» DO THIS
Restate each of the lines below word for word and drop every picture.

» SOURCE MATERIAL
◆ ◆ ◆ ◆ ◆
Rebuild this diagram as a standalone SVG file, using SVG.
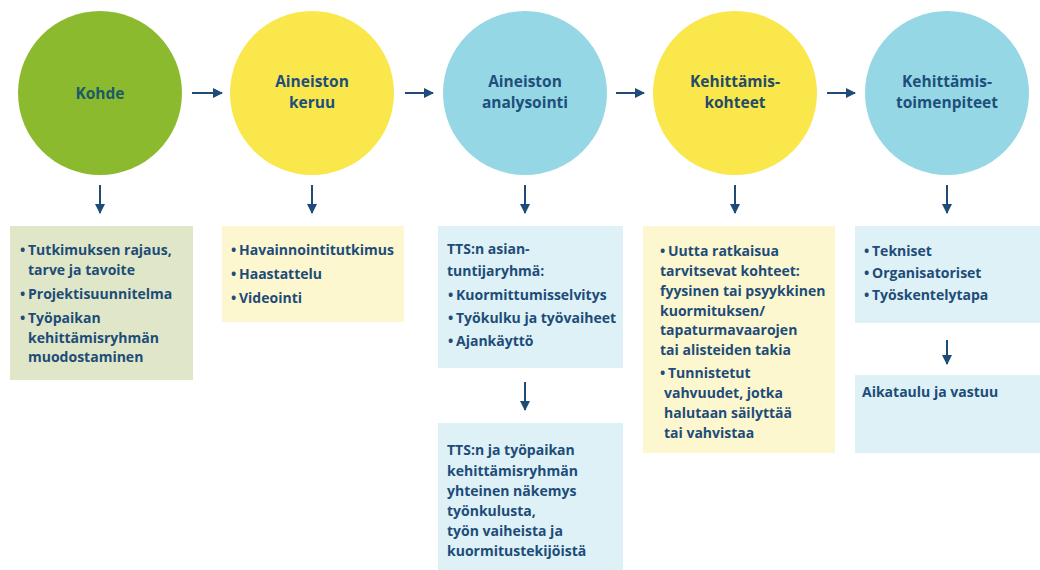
<svg xmlns="http://www.w3.org/2000/svg" width="1040" height="570" viewBox="0 0 1040 570">
<defs>
<style>
.lbl{font-family:"Open Sans","Liberation Sans",sans-serif;font-weight:700;font-size:15.5px;fill:#1e4f7a;text-anchor:middle}
.t{font-family:"Open Sans","Liberation Sans",sans-serif;font-weight:700;font-size:14px;fill:#1d4c78}
.arr{stroke:#1f4b78;stroke-width:2;fill:none;marker-end:url(#ah)}
.g{fill:#8bba2e}.y{fill:#fae74c}.b{fill:#95d7e5}
.bg{fill:#e0e7c8}.by{fill:#fdf7cf}.bb{fill:#def1f7}
</style>
<marker id="ah" viewBox="0 0 10 10" refX="9" refY="5" markerWidth="5" markerHeight="5" orient="auto" markerUnits="strokeWidth">
<path d="M0,0 L10,5 L0,10 z" fill="#1f4b78"/>
</marker>
</defs>
<rect width="1040" height="570" fill="#ffffff"/>

<g id="connectors">
<line class="arr" x1="192" y1="93" x2="222" y2="93"/>
<line class="arr" x1="405" y1="93" x2="433" y2="93"/>
<line class="arr" x1="616" y1="93" x2="644" y2="93"/>
<line class="arr" x1="827" y1="93" x2="855" y2="93"/>
<line class="arr" x1="100" y1="185" x2="100" y2="213"/>
<line class="arr" x1="312" y1="185" x2="312" y2="213"/>
<line class="arr" x1="525" y1="185" x2="525" y2="213"/>
<line class="arr" x1="735" y1="185" x2="735" y2="213"/>
<line class="arr" x1="947" y1="185" x2="947" y2="213"/>
<line class="arr" x1="525" y1="382" x2="525" y2="410"/>
<line class="arr" x1="947" y1="340" x2="947" y2="364"/>
</g>

<g id="kohde">
<circle class="g" cx="100" cy="93" r="82"/>
<text class="lbl" x="100" y="99" style="fill:#1c5a68">Kohde</text>
</g>
<g id="keruu">
<circle class="y" cx="312" cy="93" r="82"/>
<text class="lbl" x="312" y="87">Aineiston</text>
<text class="lbl" x="312" y="108">keruu</text>
</g>
<g id="analysointi">
<circle class="b" cx="525" cy="93" r="82"/>
<text class="lbl" x="525" y="87">Aineiston</text>
<text class="lbl" x="525" y="108">analysointi</text>
</g>
<g id="kohteet">
<circle class="y" cx="735" cy="93" r="82"/>
<text class="lbl" x="735" y="87" style="fill:#244c66">Kehittämis-</text>
<text class="lbl" x="735" y="108" style="fill:#244c66">kohteet</text>
</g>
<g id="toimenpiteet">
<circle class="b" cx="947" cy="93" r="82"/>
<text class="lbl" x="947" y="87">Kehittämis-</text>
<text class="lbl" x="947" y="108">toimenpiteet</text>
</g>

<g id="box-kohde">
<rect class="bg" x="10" y="226" width="183" height="154"/>
<text class="t"><tspan x="20" y="255">•</tspan><tspan x="28" y="255">Tutkimuksen rajaus,</tspan><tspan x="28" y="275">tarve ja tavoite</tspan></text>
<text class="t"><tspan x="20" y="299">•</tspan><tspan x="28" y="299">Projektisuunnitelma</tspan></text>
<text class="t"><tspan x="20" y="323">•</tspan><tspan x="28" y="323">Työpaikan</tspan><tspan x="28" y="343">kehittämisryhmän</tspan><tspan x="28" y="362">muodostaminen</tspan></text>
</g>

<g id="box-keruu">
<rect class="by" x="222" y="226" width="182" height="96"/>
<text class="t"><tspan x="231" y="255">•</tspan><tspan x="239" y="255">Havainnointitutkimus</tspan></text>
<text class="t"><tspan x="231" y="279">•</tspan><tspan x="239" y="279">Haastattelu</tspan></text>
<text class="t"><tspan x="231" y="303">•</tspan><tspan x="239" y="303">Videointi</tspan></text>
</g>

<g id="box-analysointi">
<rect class="bb" x="438" y="226" width="185" height="142"/>
<text class="t"><tspan x="447" y="254">TTS:n asian-</tspan><tspan x="447" y="276">tuntijaryhmä:</tspan></text>
<text class="t"><tspan x="448" y="300">•</tspan><tspan x="456" y="300">Kuormittumisselvitys</tspan></text>
<text class="t"><tspan x="448" y="323">•</tspan><tspan x="456" y="323">Työkulku ja työvaiheet</tspan></text>
<text class="t"><tspan x="448" y="346">•</tspan><tspan x="456" y="346">Ajankäyttö</tspan></text>
</g>

<g id="box-nakemys">
<rect class="bb" x="438" y="423" width="185" height="147"/>
<text class="t"><tspan x="447" y="455">TTS:n ja työpaikan</tspan><tspan x="447" y="476">kehittämisryhmän</tspan><tspan x="447" y="496">yhteinen näkemys</tspan><tspan x="447" y="516">työnkulusta,</tspan><tspan x="447" y="536">työn vaiheista ja</tspan><tspan x="447" y="556">kuormitustekijöistä</tspan></text>
</g>

<g id="box-kohteet">
<rect class="by" x="643" y="226" width="192" height="227"/>
<text class="t"><tspan x="660" y="256">•</tspan><tspan x="668" y="256">Uutta ratkaisua</tspan><tspan x="660" y="276">tarvitsevat kohteet:</tspan><tspan x="660" y="296">fyysinen tai psyykkinen</tspan><tspan x="660" y="316">kuormituksen/</tspan><tspan x="660" y="335">tapaturmavaarojen</tspan><tspan x="660" y="355">tai alisteiden takia</tspan></text>
<text class="t"><tspan x="660" y="378">•</tspan><tspan x="668" y="378">Tunnistetut</tspan><tspan x="664" y="398">vahvuudet, jotka</tspan><tspan x="664" y="418">halutaan säilyttää</tspan><tspan x="664" y="438">tai vahvistaa</tspan></text>
</g>

<g id="box-toimenpiteet">
<rect class="bb" x="855" y="226" width="185" height="97"/>
<text class="t"><tspan x="864" y="256">•</tspan><tspan x="872" y="256">Tekniset</tspan></text>
<text class="t"><tspan x="864" y="278">•</tspan><tspan x="872" y="278">Organisatoriset</tspan></text>
<text class="t"><tspan x="864" y="300">•</tspan><tspan x="872" y="300">Työskentelytapa</tspan></text>
</g>

<g id="box-aikataulu">
<rect class="bb" x="855" y="375" width="185" height="78"/>
<text class="t" x="862" y="397">Aikataulu ja vastuu</text>
</g>
</svg>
◆ ◆ ◆ ◆ ◆
» FINISHED EXERCISE
Rebuild this diagram as a standalone SVG file, using SVG.
<svg xmlns="http://www.w3.org/2000/svg" width="1040" height="570" viewBox="0 0 1040 570">
<defs>
<style>
.lbl{font-family:"Open Sans","Liberation Sans",sans-serif;font-weight:700;font-size:15.5px;fill:#1e4f7a;text-anchor:middle}
.t{font-family:"Open Sans","Liberation Sans",sans-serif;font-weight:700;font-size:14px;fill:#1d4c78}
.arr{stroke:#1f4b78;stroke-width:2;fill:none;marker-end:url(#ah)}
.g{fill:#8bba2e}.y{fill:#fae74c}.b{fill:#95d7e5}
.bg{fill:#e0e7c8}.by{fill:#fdf7cf}.bb{fill:#def1f7}
</style>
<marker id="ah" viewBox="0 0 10 10" refX="9" refY="5" markerWidth="5" markerHeight="5" orient="auto" markerUnits="strokeWidth">
<path d="M0,0 L10,5 L0,10 z" fill="#1f4b78"/>
</marker>
</defs>
<rect width="1040" height="570" fill="#ffffff"/>

<g id="connectors">
<line class="arr" x1="192" y1="93" x2="222" y2="93"/>
<line class="arr" x1="405" y1="93" x2="433" y2="93"/>
<line class="arr" x1="616" y1="93" x2="644" y2="93"/>
<line class="arr" x1="827" y1="93" x2="855" y2="93"/>
<line class="arr" x1="100" y1="185" x2="100" y2="213"/>
<line class="arr" x1="312" y1="185" x2="312" y2="213"/>
<line class="arr" x1="525" y1="185" x2="525" y2="213"/>
<line class="arr" x1="735" y1="185" x2="735" y2="213"/>
<line class="arr" x1="947" y1="185" x2="947" y2="213"/>
<line class="arr" x1="525" y1="382" x2="525" y2="410"/>
<line class="arr" x1="947" y1="340" x2="947" y2="364"/>
</g>

<g id="kohde">
<circle class="g" cx="100" cy="93" r="82"/>
<text class="lbl" x="100" y="99" style="fill:#1c5a68">Kohde</text>
</g>
<g id="keruu">
<circle class="y" cx="312" cy="93" r="82"/>
<text class="lbl" x="312" y="87">Aineiston</text>
<text class="lbl" x="312" y="108">keruu</text>
</g>
<g id="analysointi">
<circle class="b" cx="525" cy="93" r="82"/>
<text class="lbl" x="525" y="87">Aineiston</text>
<text class="lbl" x="525" y="108">analysointi</text>
</g>
<g id="kohteet">
<circle class="y" cx="735" cy="93" r="82"/>
<text class="lbl" x="735" y="87" style="fill:#244c66">Kehittämis-</text>
<text class="lbl" x="735" y="108" style="fill:#244c66">kohteet</text>
</g>
<g id="toimenpiteet">
<circle class="b" cx="947" cy="93" r="82"/>
<text class="lbl" x="947" y="87">Kehittämis-</text>
<text class="lbl" x="947" y="108">toimenpiteet</text>
</g>

<g id="box-kohde">
<rect class="bg" x="10" y="226" width="183" height="154"/>
<text class="t"><tspan x="20" y="255">•</tspan><tspan x="28" y="255">Tutkimuksen rajaus,</tspan><tspan x="28" y="275">tarve ja tavoite</tspan></text>
<text class="t"><tspan x="20" y="299">•</tspan><tspan x="28" y="299">Projektisuunnitelma</tspan></text>
<text class="t"><tspan x="20" y="323">•</tspan><tspan x="28" y="323">Työpaikan</tspan><tspan x="28" y="343">kehittämisryhmän</tspan><tspan x="28" y="362">muodostaminen</tspan></text>
</g>

<g id="box-keruu">
<rect class="by" x="222" y="226" width="182" height="96"/>
<text class="t"><tspan x="231" y="255">•</tspan><tspan x="239" y="255">Havainnointitutkimus</tspan></text>
<text class="t"><tspan x="231" y="279">•</tspan><tspan x="239" y="279">Haastattelu</tspan></text>
<text class="t"><tspan x="231" y="303">•</tspan><tspan x="239" y="303">Videointi</tspan></text>
</g>

<g id="box-analysointi">
<rect class="bb" x="438" y="226" width="185" height="142"/>
<text class="t"><tspan x="447" y="254">TTS:n asian-</tspan><tspan x="447" y="276">tuntijaryhmä:</tspan></text>
<text class="t"><tspan x="448" y="300">•</tspan><tspan x="456" y="300">Kuormittumisselvitys</tspan></text>
<text class="t"><tspan x="448" y="323">•</tspan><tspan x="456" y="323">Työkulku ja työvaiheet</tspan></text>
<text class="t"><tspan x="448" y="346">•</tspan><tspan x="456" y="346">Ajankäyttö</tspan></text>
</g>

<g id="box-nakemys">
<rect class="bb" x="438" y="423" width="185" height="147"/>
<text class="t"><tspan x="447" y="455">TTS:n ja työpaikan</tspan><tspan x="447" y="476">kehittämisryhmän</tspan><tspan x="447" y="496">yhteinen näkemys</tspan><tspan x="447" y="516">työnkulusta,</tspan><tspan x="447" y="536">työn vaiheista ja</tspan><tspan x="447" y="556">kuormitustekijöistä</tspan></text>
</g>

<g id="box-kohteet">
<rect class="by" x="643" y="226" width="192" height="227"/>
<text class="t"><tspan x="660" y="256">•</tspan><tspan x="668" y="256">Uutta ratkaisua</tspan><tspan x="660" y="276">tarvitsevat kohteet:</tspan><tspan x="660" y="296">fyysinen tai psyykkinen</tspan><tspan x="660" y="316">kuormituksen/</tspan><tspan x="660" y="335">tapaturmavaarojen</tspan><tspan x="660" y="355">tai alisteiden takia</tspan></text>
<text class="t"><tspan x="660" y="378">•</tspan><tspan x="668" y="378">Tunnistetut</tspan><tspan x="664" y="398">vahvuudet, jotka</tspan><tspan x="664" y="418">halutaan säilyttää</tspan><tspan x="664" y="438">tai vahvistaa</tspan></text>
</g>

<g id="box-toimenpiteet">
<rect class="bb" x="855" y="226" width="185" height="97"/>
<text class="t"><tspan x="864" y="256">•</tspan><tspan x="872" y="256">Tekniset</tspan></text>
<text class="t"><tspan x="864" y="278">•</tspan><tspan x="872" y="278">Organisatoriset</tspan></text>
<text class="t"><tspan x="864" y="300">•</tspan><tspan x="872" y="300">Työskentelytapa</tspan></text>
</g>

<g id="box-aikataulu">
<rect class="bb" x="855" y="375" width="185" height="78"/>
<text class="t" x="862" y="397">Aikataulu ja vastuu</text>
</g>
</svg>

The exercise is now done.